In recent years, as China’s economy continues to decline, the once bustling aura of the international metropolis Shanghai is fading. Former commercial landmarks in Shanghai are now desolately quiet, with rows of shops closing down. Even in the central business districts, the bustling scenes of the past are hard to come by. This city, which once symbolized China’s vitality, is facing unprecedented challenges.

The wave of unemployment in Shanghai directly affects the family economic chain. A software engineer in Shanghai stated on social media that his wife worked in sales, and together they had an annual income of around 300,000 RMB. With the help of both sets of parents, they bought their first house with a down payment. However, their circumstances changed when his wife quit her job due to pregnancy last year, and he was subsequently laid off. Both unemployed now, he has been unable to find a new job.

Meanwhile, the price of their house dropped from 4.3 million to 2 million RMB, a steep decline of over 50%. He sadly mentioned that 2.3 million had vanished, but they still had a mortgage of over 2.8 million RMB. Selling the house couldn’t cover the remaining loan, leaving them with an additional 800,000 RMB shortfall. With a down payment of over 1.3 million gone, the principal and interest payments made over the years had gone to waste.

He shared that they decided to stop paying the mortgage and neglect it. After six months of non-payment, the bank sued them, leading to the auction of the house, which sold for only 1.5 million RMB. The court demanded they pay back over 1.3 million RMB as the outstanding amount, along with lawyer fees, litigation costs, and accumulated interest still needing repayment. They both ended up on a credit black list, marked with a bad credit record. “Our lives changed completely from the moment we bought the house.”

Recently, a video went viral on social media featuring a 41-year-old unemployed woman in Shanghai who had sent out seven to eight hundred resumes without any responses. She just wanted a job that paid three to four thousand RMB, preferably with social security benefits.

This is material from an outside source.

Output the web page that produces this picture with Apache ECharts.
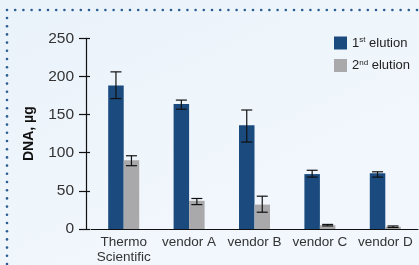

In recent years, Shanghai has witnessed a noticeable wave of store closures, affecting large retailers, boutique supermarkets, and coffee shops. Represented by locations like the IKEA Yangpu store and city supermarkets, several brands have been forced to shut down.

In another video circulating online, a restaurant owner expressed incredulity over the lack of customers at his large eatery at 12:24 noon. He invested a lot in the business but struggled with no customers, wondering about his future. “I use high-quality meat, expensive noodles, and fresh vegetables, but still can’t attract diners.”

A barbershop owner lamented, “For seven consecutive days, my revenue hasn’t surpassed one hundred RMB. Some days, we don’t have a single customer. This is the worst business I’ve had in my 12 years of running a barbershop. It’s simply unbelievable.” He acknowledged that his situation was not unique and that many other businesses were facing similar hardships.

A Shanghai resident raised questions in a video, reflecting on the increasing debt burden shared by the entire population. Business owners are being labeled as debt defaulters, individuals are struggling with mortgage repayments, and the available jobs are predominantly in delivery and takeout services. Despite earning money, it never seems to be enough. Prices drop rapidly for goods and rise for essentials.

He expressed, “On one side, there are people with bank deposits they can’t spend fast enough, and on the other side, there are debt-ridden citizens, struggling to repay debts. Wealth is concentrated in the hands of a few, yet the impoverished are continually urged to drive consumption and domestic demand. Do they understand how difficult it is for ordinary people?”

He further criticized officials who sit in their offices sipping tea, seemingly oblivious to the hardships faced by the common people. Money flows to those who don’t lack it, leaving the common folks to endure suffering.